Forman also suggests such hardline policies were in part a reaction to historic underpolicing of black communities. “For 400 years black lives are never protected,” he said, adding that black leadership, when finally achieved, was then “bound and determined to do something different which produced this kind of extra vigilance”.
In his book, Forman writes: “To many African American observers, the revolving door” by which criminals would be punished lightly and let go “was discriminatory”.
“It spun fastest for the criminals who victimized blacks.”
‘To say it’s a fraught topic is correct’
The book is long on disclaimers, seeking to avoid claims of victim blaming or anything similar. Forman is clear: everything he outlines happened or is happening under the macrocosm of white supremacy, which imposes the reality that fosters crime and the constraints that winnow down possible responses.
He acknowledges that his unique pedigree, via his father and his career as a public defender, may have offered him some degree of cover.
“To say it’s a fraught topic is correct and I was very conscious the entire time of potential missteps,” he said.
In his text, Forman seeks to ensure that readers understand his perspective. He relays one story, from his time as a public defender, in which a prosecutor refused to offer one of his clients drug treatment in lieu of a jail sentence because she had been admitted to such a program before, on a prior charge.

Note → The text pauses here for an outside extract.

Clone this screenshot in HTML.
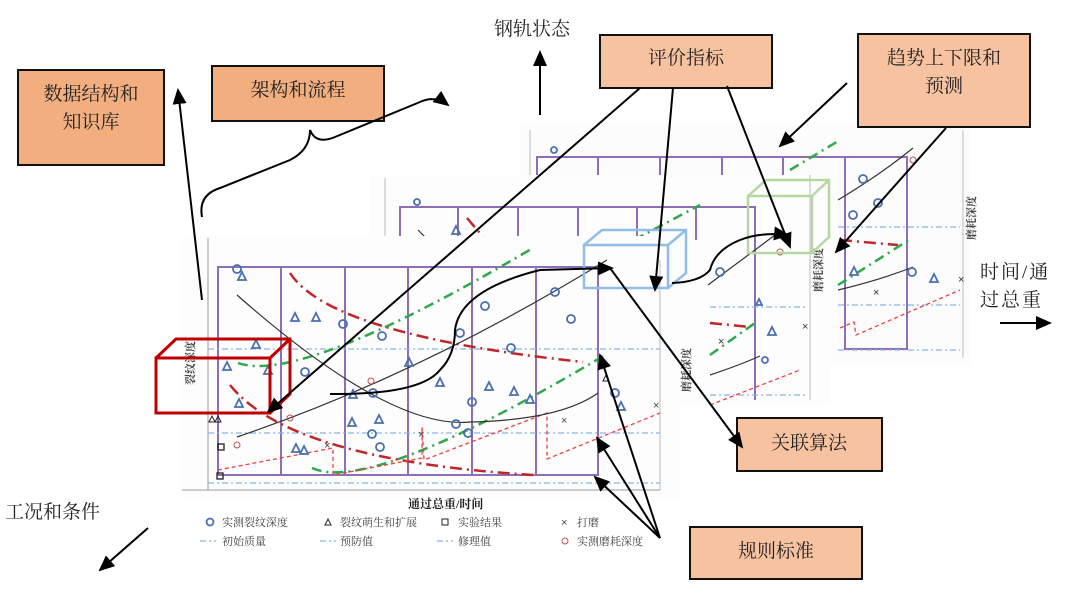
<!DOCTYPE html>
<html><head><meta charset="utf-8"><style>
html,body{margin:0;padding:0;background:#fff;}
svg{display:block;font-family:"Liberation Sans","Noto Sans CJK SC",sans-serif;}
.box{fill:#f7c2a0;stroke:#111;stroke-width:2;}
.box2{fill:#f3ae80;stroke:#111;stroke-width:2;}
.t{font-family:"Liberation Serif","Noto Serif CJK SC","Noto Sans CJK SC",serif;font-size:19px;fill:#222;}
.pp{fill:none;stroke:#8e6fb5;stroke-width:2;}
.bl{stroke:#8ab4e8;stroke-width:1.3;stroke-dasharray:6 3 2 3;fill:none;}
.gr{stroke:#2ea84a;stroke-width:2.5;stroke-dasharray:10 5 2 5;fill:none;}
.rd{stroke:#c0252a;stroke-width:2.5;stroke-dasharray:12 5 2 5;fill:none;}
.rs{stroke:#f04040;stroke-width:1.3;stroke-dasharray:4 3;fill:none;}
.bk{stroke:#333;stroke-width:1.2;fill:none;}
.ar{stroke:#000;stroke-width:2;fill:none;marker-end:url(#ah);}
.c{fill:none;stroke:#4a6fb0;stroke-width:1.8;}
.tr{fill:none;stroke:#4a6fb0;stroke-width:1.8;}
.lg{font-size:11px;fill:#444;font-family:"Liberation Serif","Noto Serif CJK SC",serif;}
</style></head><body>
<svg width="1080" height="598" viewBox="0 0 1080 598">
<defs>
<marker id="ah" markerWidth="16" markerHeight="14" refX="14" refY="7" orient="auto" markerUnits="userSpaceOnUse" viewBox="0 0 16 14"><path d="M0,0 L16,7 L0,14 z" fill="#000"/></marker>
</defs>

<rect x="520" y="125" width="450" height="240" fill="#fcfcfc"/>
<line x1="963" y1="130" x2="963" y2="358" stroke="#bbb"/>
<line x1="530" y1="130" x2="530" y2="175" stroke="#bbb"/>
<path class="pp" d="M537,175 V157 H907 V349 H845 V157 M598,157 V175 M660,157 V175 M722,157 V175 M783,157 V175"/>
<circle class="c" cx="554" cy="150" r="3"/>
<path class="bk" d="M838,200 Q880,175 913,148"/>
<path class="gr" d="M790,170 L840,140"/>
<path class="bl" d="M838,227 H960 M838,305 H960 M838,350 H960"/>
<path class="rd" d="M840,240 L898,245"/>
<path class="gr" d="M838,285 L912,238"/>
<path class="bk" d="M838,290 Q880,280 913,267"/>
<path class="rs" d="M840,328 L854,322 L856,335 L960,290"/>
<circle class="c" cx="863" cy="179" r="4"/><circle class="c" cx="878" cy="203" r="4"/><circle class="c" cx="853" cy="215" r="4"/><circle class="c" cx="912" cy="272" r="4"/>
<circle cx="913" cy="160" r="3" fill="none" stroke="#c05050"/>
<text x="873" y="296" font-size="11" fill="#333">×</text><text x="958" y="283" font-size="11" fill="#333">×</text>
<path class="tr" d="M930,282 l4,-8 l4,8z M850,275 l4,-8 l4,8z"/>
<text class="lg" transform="translate(975,240) rotate(-90)" font-weight="bold">磨耗深度</text>

<rect x="370" y="175" width="460" height="230" fill="#fdfdfd"/>
<line x1="385" y1="178" x2="385" y2="238" stroke="#bbb"/>
<line x1="810" y1="175" x2="810" y2="400" stroke="#bbb"/>
<path class="pp" d="M400,240 V207 H755 V400 M458,207 V240 M518,207 V240 M578,207 V240 M637,207 V240 M696,207 V240"/>
<circle class="c" cx="417" cy="202" r="3"/>
<path class="bk" d="M418,230 L428,240"/>
<path class="rd" d="M467,218 L490,245"/>
<path class="gr" d="M615,250 L700,205"/>
<path class="tr" d="M452,234 l4,-8 l4,8z"/>
<path class="bk" d="M708,285 L775,235"/>
<path class="bl" d="M710,307 H805 M710,395 H805"/>
<path class="rd" d="M710,323 L750,327"/>
<path class="gr" d="M710,355 L755,323"/>
<path class="bk" d="M710,375 Q740,365 760,356"/>
<path class="rs" d="M710,405 L800,370"/>
<circle class="c" cx="720" cy="272" r="4"/><circle class="c" cx="765" cy="360" r="3"/>
<circle cx="780" cy="252" r="3" fill="none" stroke="#c05050"/>
<text x="718" y="345" font-size="11" fill="#333">×</text><text x="802" y="330" font-size="11" fill="#333">×</text>
<path class="tr" d="M756,305 l3,-6 l3,6z M768,335 l4,-8 l4,8z"/>
<text class="lg" transform="translate(822,292) rotate(-90)" font-weight="bold">磨耗深度</text>

<rect x="180" y="236" width="500" height="262" fill="#fdfdfd"/>
<line x1="208" y1="238" x2="208" y2="490" stroke="#999"/>
<line x1="182" y1="490" x2="660" y2="490" stroke="#999"/>
<line x1="660" y1="260" x2="660" y2="490" stroke="#bbb"/>
<path class="pp" d="M218,267 H598 V475 H218 Z M281,267 V475 M345,267 V475 M408,267 V475 M472,267 V475 M536,267 V475"/>
<path class="bl" d="M208,349 H660 M208,433 H660 M208,483 H660"/>
<path class="rd" d="M290,273 Q330,335 583,362"/>
<path class="rd" d="M230,385 Q290,460 533,475"/>
<path class="gr" d="M238,363 Q300,385 533,248"/>
<path class="gr" d="M312,468 Q370,495 605,355"/>
<path class="rs" d="M218,470 L333,448 L333,475 L422,458 L422,427 L424,460 L547,413 L547,459 L660,413"/>
<path class="bk" d="M237,295 Q390,430 470,422 Q560,420 598,393"/>
<path class="bk" d="M237,437 Q420,375 607,260"/>
<g class="c">
<circle cx="237" cy="269" r="4"/><circle cx="343" cy="324" r="4"/><circle cx="382" cy="336" r="4"/><circle cx="460" cy="333" r="4"/><circle cx="485" cy="306" r="4"/><circle cx="555" cy="292" r="4"/><circle cx="571" cy="319" r="4"/><circle cx="511" cy="348" r="4"/><circle cx="305" cy="372" r="4"/><circle cx="373" cy="393" r="4"/><circle cx="372" cy="434" r="4"/><circle cx="456" cy="424" r="4"/><circle cx="468" cy="433" r="4"/><circle cx="380" cy="447" r="4"/><circle cx="615" cy="393" r="4"/><circle cx="472" cy="402" r="4"/>
</g>
<g class="tr">
<path d="M238,280 l4,-8 l4,8z M291,321 l4,-8 l4,8z M312,321 l4,-8 l4,8z M252,348 l4,-8 l4,8z M223,370 l4,-8 l4,8z M264,374 l4,-8 l4,8z M235,407 l4,-8 l4,8z M349,398 l4,-8 l4,8z M300,454 l4,-8 l4,8z M348,426 l4,-8 l4,8z M375,423 l4,-8 l4,8z M405,366 l4,-8 l4,8z M436,386 l4,-8 l4,8z M485,390 l4,-8 l4,8z M526,403 l4,-8 l4,8z M510,395 l4,-8 l4,8z M617,410 l4,-8 l4,8z M292,452 l4,-8 l4,8z"/>
</g>
<path d="M209,422 l3,-6 l3,6z M215,422 l3,-6 l3,6z M603,381 l3,-6 l3,6z" fill="none" stroke="#222"/>
<rect x="218" y="444" width="6" height="6" fill="none" stroke="#222" stroke-width="1.3"/>
<rect x="217" y="473" width="6" height="6" fill="none" stroke="#222" stroke-width="1.3"/>
<circle cx="237" cy="445" r="3" fill="none" stroke="#c05050"/><circle cx="290" cy="418" r="3" fill="none" stroke="#c05050"/><circle cx="371" cy="381" r="3" fill="none" stroke="#c05050"/>
<text x="324" y="449" font-size="11" fill="#444">×</text><text x="418" y="438" font-size="11" fill="#444">×</text><text x="561" y="424" font-size="11" fill="#444">×</text><text x="653" y="409" font-size="11" fill="#444">×</text>
<text class="lg" transform="translate(194,385) rotate(-90)" font-weight="bold" font-size="12">裂纹深度</text>
<text class="lg" transform="translate(690,392) rotate(-90)" font-weight="bold">磨耗深度</text>
<text x="408" y="508" font-size="12" font-weight="bold" fill="#222" font-family="Liberation Serif,Noto Serif CJK SC,serif">通过总重/时间</text>
<circle class="c" cx="210" cy="522" r="3.5" stroke-width="1.2"/><text class="lg" x="222" y="526">实测裂纹深度</text>
<path d="M325,525 l3,-6 l3,6z" fill="none" stroke="#222"/><text class="lg" x="340" y="526">裂纹萌生和扩展</text>
<rect x="442" y="519" width="6" height="6" fill="none" stroke="#222"/><text class="lg" x="458" y="526">实验结果</text>
<text x="561" y="526" font-size="11" fill="#444">×</text><text class="lg" x="577" y="526">打磨</text>
<path class="bl" d="M200,541 H216"/><text class="lg" x="222" y="545">初始质量</text>
<path class="bl" d="M320,541 H336"/><text class="lg" x="340" y="545">预防值</text>
<path class="bl" d="M437,541 H453"/><text class="lg" x="458" y="545">修理值</text>
<circle cx="565" cy="541" r="3" fill="none" stroke="#c05050"/><text class="lg" x="577" y="545">实测磨耗深度</text>

<g fill="none" stroke="#c00000" stroke-width="3">
<rect x="156" y="358" width="114" height="55"/><path d="M156,358 L176,339 H290 V394 L270,413 M270,358 L290,339"/>
</g>
<g fill="none" stroke="#92bde6" stroke-width="2.5">
<rect x="584" y="245" width="84" height="43"/><path d="M584,245 L602,230 H686 V273 L668,288 M668,245 L686,230"/>
</g>
<g fill="none" stroke="#b5d7a0" stroke-width="2.5">
<rect x="748" y="196" width="64" height="57"/><path d="M748,196 L766,180 H829 V237 L812,253 M812,196 L829,180"/>
</g>

<rect class="box2" x="18" y="70" width="146" height="95"/>
<text class="t" x="91" y="100" text-anchor="middle">数据结构和</text><text class="t" x="91" y="128" text-anchor="middle">知识库</text>
<rect class="box2" x="212" y="66" width="172" height="55"/><text class="t" x="298" y="96" text-anchor="middle">架构和流程</text>
<rect class="box" x="600" y="35" width="172" height="53"/><text class="t" x="686" y="64" text-anchor="middle">评价指标</text>
<rect class="box" x="858" y="34" width="172" height="93"/><text class="t" x="944" y="64" text-anchor="middle">趋势上下限和</text><text class="t" x="944" y="92" text-anchor="middle">预测</text>
<rect class="box" x="737" y="418" width="145" height="53"/><text class="t" x="809" y="449" text-anchor="middle">关联算法</text>
<rect class="box" x="690" y="527" width="172" height="52"/><text class="t" x="776" y="557" text-anchor="middle">规则标准</text>

<text class="t" x="494" y="35">钢轨状态</text>
<text class="t" x="980" y="278" letter-spacing="2">时间/通</text>
<text class="t" x="980" y="306" letter-spacing="2">过总重</text>
<text class="t" x="5" y="518">工况和条件</text>

<path class="ar" d="M202,300 L178,90"/>
<path d="M202,217 Q198,195 220,188 L290,160 Q310,150 310,130 Q316,145 335,137 L420,102 Q435,95 448,105" fill="none" stroke="#000" stroke-width="2" marker-end="url(#ah)"/>
<path class="ar" d="M540,115 L540,52"/>
<path class="ar" d="M148,528 L100,570"/>
<path class="ar" d="M1000,323 L1050,323"/>
<path class="ar" d="M640,88 L268,412"/>
<path class="ar" d="M673,88 L655,290"/>
<path class="ar" d="M727,86 L790,247"/>
<path class="ar" d="M847,83 L780,146"/>
<path class="ar" d="M946,128 L836,252"/>
<path class="ar" d="M330,394 Q420,395 440,370 Q455,355 455,330 Q460,290 540,270 L612,268"/>
<path class="ar" d="M672,283 Q700,282 710,270 Q715,250 740,240 Q760,232 788,235"/>
<path class="ar" d="M610,268 L742,447"/>
<path class="ar" d="M660,538 L595,477"/>
<path class="ar" d="M660,538 L597,438"/>
<path class="ar" d="M660,538 L600,355"/>
</svg>
</body></html>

“And yet,” he writes, “our system never treated the failure of prison as a reason not to try more prison.”
It’s bona fides like that which give Forman license to complicate our memory of the “war on drugs”, and to issue the following warning: “In terms of addressing crime issues in the black community, the dominant political class has historically refused to endorse the full slate of reforms along lines of education, economic security, housing, etc, necessary to address the root causes.
“But if the ‘quarter loaf’ is going to be law enforcement, it’s better to have no loaf. For black people in America, we can’t make this mistake again.”